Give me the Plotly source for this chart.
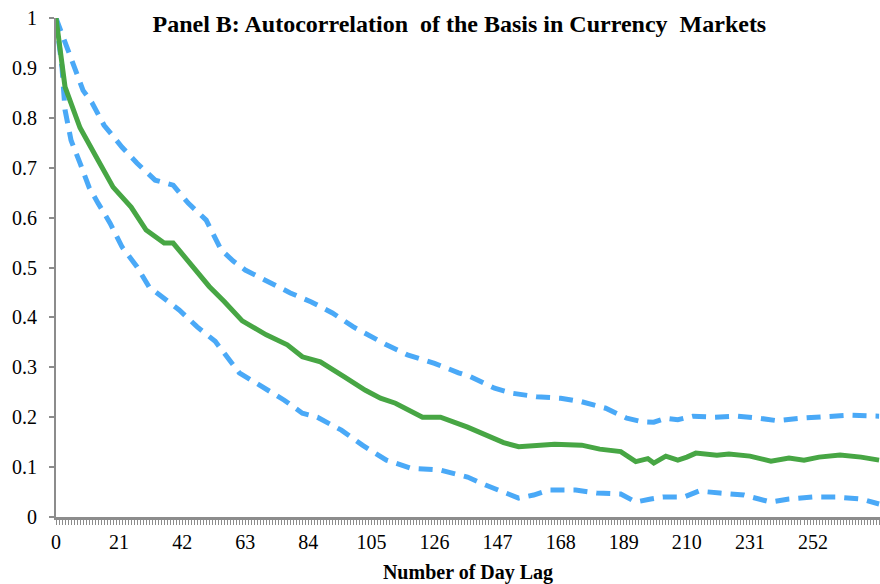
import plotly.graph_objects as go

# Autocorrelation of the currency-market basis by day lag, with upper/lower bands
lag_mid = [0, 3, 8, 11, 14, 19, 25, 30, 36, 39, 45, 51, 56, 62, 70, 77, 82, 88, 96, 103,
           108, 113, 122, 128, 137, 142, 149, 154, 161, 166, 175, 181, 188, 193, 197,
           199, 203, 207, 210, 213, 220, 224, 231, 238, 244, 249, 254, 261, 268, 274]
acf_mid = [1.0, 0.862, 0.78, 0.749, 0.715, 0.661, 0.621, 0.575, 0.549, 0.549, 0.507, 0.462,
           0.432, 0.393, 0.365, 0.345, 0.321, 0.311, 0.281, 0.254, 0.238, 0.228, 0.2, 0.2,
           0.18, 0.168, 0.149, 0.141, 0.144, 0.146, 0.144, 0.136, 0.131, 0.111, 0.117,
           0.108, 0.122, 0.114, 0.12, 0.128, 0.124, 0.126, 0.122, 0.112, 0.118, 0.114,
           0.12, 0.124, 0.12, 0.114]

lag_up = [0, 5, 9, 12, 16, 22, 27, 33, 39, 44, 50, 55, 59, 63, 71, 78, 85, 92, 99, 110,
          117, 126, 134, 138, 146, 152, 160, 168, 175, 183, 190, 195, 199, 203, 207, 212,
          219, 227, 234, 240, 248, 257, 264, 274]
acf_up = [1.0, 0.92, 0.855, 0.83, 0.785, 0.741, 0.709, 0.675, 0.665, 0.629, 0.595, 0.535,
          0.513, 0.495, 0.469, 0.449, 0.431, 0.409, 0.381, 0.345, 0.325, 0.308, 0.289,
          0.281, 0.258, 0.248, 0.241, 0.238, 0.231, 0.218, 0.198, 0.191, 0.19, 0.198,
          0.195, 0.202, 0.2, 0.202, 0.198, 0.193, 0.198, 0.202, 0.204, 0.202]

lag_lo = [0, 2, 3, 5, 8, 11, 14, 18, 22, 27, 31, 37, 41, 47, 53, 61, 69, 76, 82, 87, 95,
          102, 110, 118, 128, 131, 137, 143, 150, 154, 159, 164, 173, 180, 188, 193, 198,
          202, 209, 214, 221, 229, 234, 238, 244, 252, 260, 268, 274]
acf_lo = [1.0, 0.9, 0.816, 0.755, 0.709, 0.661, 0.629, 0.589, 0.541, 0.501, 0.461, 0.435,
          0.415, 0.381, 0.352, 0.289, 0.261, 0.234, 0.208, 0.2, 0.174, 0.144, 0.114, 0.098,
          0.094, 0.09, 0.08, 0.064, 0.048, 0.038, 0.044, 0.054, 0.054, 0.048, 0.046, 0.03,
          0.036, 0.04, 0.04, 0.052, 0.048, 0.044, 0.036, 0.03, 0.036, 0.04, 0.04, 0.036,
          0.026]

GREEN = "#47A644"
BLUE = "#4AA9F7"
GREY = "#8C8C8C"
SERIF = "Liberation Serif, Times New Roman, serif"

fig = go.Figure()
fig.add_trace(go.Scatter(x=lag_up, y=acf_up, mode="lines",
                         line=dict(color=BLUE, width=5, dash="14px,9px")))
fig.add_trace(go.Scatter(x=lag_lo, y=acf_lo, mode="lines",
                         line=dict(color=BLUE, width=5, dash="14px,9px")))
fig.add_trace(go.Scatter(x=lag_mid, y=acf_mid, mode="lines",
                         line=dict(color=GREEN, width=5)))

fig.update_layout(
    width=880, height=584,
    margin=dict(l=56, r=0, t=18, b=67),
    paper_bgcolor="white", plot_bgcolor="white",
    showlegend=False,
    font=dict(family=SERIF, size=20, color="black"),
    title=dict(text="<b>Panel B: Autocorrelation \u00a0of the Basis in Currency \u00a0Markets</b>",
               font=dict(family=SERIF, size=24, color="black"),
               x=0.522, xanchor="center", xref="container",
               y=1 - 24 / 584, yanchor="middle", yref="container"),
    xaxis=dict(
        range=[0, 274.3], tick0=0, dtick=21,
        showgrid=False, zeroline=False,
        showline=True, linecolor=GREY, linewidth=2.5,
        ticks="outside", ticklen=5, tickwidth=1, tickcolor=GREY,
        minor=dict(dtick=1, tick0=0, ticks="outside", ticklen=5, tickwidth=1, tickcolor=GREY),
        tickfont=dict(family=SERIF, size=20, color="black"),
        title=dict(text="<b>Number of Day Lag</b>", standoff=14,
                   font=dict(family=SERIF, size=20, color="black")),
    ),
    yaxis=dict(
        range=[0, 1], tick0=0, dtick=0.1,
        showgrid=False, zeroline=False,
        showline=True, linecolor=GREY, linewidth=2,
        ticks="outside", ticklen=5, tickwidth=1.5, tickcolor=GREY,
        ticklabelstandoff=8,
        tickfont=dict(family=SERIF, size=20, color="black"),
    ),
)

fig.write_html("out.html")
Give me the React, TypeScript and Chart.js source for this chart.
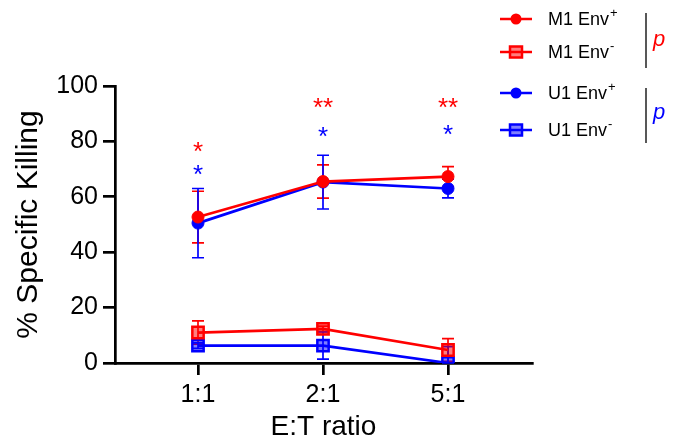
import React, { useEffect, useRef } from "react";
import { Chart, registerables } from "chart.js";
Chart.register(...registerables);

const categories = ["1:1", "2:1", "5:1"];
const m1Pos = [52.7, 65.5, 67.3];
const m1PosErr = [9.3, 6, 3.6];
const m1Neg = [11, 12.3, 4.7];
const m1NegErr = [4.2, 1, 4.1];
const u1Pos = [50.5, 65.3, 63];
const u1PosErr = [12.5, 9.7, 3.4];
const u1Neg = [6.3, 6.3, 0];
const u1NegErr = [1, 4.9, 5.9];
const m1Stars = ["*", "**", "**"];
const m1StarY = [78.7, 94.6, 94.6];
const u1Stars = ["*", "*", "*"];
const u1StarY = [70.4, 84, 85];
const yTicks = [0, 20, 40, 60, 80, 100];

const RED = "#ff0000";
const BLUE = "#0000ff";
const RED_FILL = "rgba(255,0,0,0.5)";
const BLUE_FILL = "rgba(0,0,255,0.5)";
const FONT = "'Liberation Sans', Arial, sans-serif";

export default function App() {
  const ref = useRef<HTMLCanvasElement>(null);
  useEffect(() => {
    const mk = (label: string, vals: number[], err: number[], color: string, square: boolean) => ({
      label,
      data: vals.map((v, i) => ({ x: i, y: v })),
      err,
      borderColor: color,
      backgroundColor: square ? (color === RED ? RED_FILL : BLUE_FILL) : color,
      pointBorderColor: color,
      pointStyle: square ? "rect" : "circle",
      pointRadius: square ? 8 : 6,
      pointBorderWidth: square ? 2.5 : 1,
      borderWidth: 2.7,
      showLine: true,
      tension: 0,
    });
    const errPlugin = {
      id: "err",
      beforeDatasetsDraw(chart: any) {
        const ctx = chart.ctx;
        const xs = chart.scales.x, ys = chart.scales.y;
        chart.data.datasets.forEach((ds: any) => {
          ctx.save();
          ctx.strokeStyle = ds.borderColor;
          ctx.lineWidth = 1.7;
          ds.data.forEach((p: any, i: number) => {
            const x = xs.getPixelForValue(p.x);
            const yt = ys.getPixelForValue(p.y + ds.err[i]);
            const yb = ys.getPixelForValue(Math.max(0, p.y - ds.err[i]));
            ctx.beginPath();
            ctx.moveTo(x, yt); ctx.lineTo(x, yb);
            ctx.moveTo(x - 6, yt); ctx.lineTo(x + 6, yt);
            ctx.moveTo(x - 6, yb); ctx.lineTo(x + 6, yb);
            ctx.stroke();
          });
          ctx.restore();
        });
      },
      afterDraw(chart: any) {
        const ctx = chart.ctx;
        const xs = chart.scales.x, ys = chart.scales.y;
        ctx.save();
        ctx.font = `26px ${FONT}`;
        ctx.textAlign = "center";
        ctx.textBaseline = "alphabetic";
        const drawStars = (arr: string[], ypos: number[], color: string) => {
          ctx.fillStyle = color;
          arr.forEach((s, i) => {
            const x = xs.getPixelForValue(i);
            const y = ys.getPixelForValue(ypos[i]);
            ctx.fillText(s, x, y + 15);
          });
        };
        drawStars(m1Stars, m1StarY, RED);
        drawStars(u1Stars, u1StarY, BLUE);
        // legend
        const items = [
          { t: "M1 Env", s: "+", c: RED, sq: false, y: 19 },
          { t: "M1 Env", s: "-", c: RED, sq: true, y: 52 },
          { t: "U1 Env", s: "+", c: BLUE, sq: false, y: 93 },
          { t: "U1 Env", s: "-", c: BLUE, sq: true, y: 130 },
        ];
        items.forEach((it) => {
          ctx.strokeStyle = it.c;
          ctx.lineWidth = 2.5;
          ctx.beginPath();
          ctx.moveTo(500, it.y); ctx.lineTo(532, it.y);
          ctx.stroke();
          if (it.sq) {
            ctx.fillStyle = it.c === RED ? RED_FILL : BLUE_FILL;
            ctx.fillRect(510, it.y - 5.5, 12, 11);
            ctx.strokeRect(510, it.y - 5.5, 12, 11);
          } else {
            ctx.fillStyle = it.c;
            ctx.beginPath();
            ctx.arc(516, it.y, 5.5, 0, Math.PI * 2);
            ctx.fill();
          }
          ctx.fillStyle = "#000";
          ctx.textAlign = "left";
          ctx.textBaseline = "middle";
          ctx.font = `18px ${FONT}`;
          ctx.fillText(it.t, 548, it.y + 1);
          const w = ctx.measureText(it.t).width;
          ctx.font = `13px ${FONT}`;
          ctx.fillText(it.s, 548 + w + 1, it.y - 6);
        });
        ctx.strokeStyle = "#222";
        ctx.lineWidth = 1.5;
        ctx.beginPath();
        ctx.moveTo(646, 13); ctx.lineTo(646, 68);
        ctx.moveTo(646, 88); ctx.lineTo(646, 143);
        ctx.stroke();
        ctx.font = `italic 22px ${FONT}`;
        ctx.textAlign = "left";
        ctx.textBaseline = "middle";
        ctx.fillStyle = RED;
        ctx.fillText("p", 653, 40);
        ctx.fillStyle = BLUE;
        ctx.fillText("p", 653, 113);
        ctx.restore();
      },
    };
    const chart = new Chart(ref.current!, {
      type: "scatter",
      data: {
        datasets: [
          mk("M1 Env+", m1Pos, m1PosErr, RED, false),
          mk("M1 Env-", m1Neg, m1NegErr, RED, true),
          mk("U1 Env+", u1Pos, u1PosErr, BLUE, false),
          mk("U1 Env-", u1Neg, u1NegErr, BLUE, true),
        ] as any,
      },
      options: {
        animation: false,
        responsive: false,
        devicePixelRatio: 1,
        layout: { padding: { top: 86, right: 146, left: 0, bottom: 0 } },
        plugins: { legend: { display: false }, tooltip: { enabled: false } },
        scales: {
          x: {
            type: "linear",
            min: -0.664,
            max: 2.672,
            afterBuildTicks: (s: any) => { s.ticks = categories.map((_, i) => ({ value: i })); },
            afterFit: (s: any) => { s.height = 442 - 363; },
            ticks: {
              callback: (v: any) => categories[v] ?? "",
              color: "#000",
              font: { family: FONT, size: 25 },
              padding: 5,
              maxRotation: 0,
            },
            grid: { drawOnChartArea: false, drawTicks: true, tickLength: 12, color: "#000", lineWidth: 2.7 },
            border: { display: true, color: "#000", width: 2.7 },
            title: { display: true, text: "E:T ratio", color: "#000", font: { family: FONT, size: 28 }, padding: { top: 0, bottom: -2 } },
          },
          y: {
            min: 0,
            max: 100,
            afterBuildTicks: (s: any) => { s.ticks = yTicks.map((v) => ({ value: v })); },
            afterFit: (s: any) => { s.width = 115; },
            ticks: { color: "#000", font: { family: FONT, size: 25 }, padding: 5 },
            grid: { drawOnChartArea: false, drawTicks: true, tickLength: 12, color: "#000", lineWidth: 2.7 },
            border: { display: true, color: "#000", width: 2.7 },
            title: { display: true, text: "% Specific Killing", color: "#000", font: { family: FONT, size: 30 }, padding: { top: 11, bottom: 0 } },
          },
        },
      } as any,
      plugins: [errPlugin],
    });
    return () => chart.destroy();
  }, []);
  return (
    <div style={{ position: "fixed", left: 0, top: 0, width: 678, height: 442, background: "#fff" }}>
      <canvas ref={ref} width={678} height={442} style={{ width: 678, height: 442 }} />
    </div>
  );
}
------------------------------
## [WRITTEN EXERCISE]
Everything from the first line of the listing above through the line that contains "0.202, 0.204, 0.202]" is to be restated word for word, minus the pictures.

## [SOLUTION TO THE EXERCISE]
Give me the Plotly source for this chart.
import plotly.graph_objects as go

# Autocorrelation of the currency-market basis by day lag, with upper/lower bands
lag_mid = [0, 3, 8, 11, 14, 19, 25, 30, 36, 39, 45, 51, 56, 62, 70, 77, 82, 88, 96, 103,
           108, 113, 122, 128, 137, 142, 149, 154, 161, 166, 175, 181, 188, 193, 197,
           199, 203, 207, 210, 213, 220, 224, 231, 238, 244, 249, 254, 261, 268, 274]
acf_mid = [1.0, 0.862, 0.78, 0.749, 0.715, 0.661, 0.621, 0.575, 0.549, 0.549, 0.507, 0.462,
           0.432, 0.393, 0.365, 0.345, 0.321, 0.311, 0.281, 0.254, 0.238, 0.228, 0.2, 0.2,
           0.18, 0.168, 0.149, 0.141, 0.144, 0.146, 0.144, 0.136, 0.131, 0.111, 0.117,
           0.108, 0.122, 0.114, 0.12, 0.128, 0.124, 0.126, 0.122, 0.112, 0.118, 0.114,
           0.12, 0.124, 0.12, 0.114]

lag_up = [0, 5, 9, 12, 16, 22, 27, 33, 39, 44, 50, 55, 59, 63, 71, 78, 85, 92, 99, 110,
          117, 126, 134, 138, 146, 152, 160, 168, 175, 183, 190, 195, 199, 203, 207, 212,
          219, 227, 234, 240, 248, 257, 264, 274]
acf_up = [1.0, 0.92, 0.855, 0.83, 0.785, 0.741, 0.709, 0.675, 0.665, 0.629, 0.595, 0.535,
          0.513, 0.495, 0.469, 0.449, 0.431, 0.409, 0.381, 0.345, 0.325, 0.308, 0.289,
          0.281, 0.258, 0.248, 0.241, 0.238, 0.231, 0.218, 0.198, 0.191, 0.19, 0.198,
          0.195, 0.202, 0.2, 0.202, 0.198, 0.193, 0.198, 0.202, 0.204, 0.202]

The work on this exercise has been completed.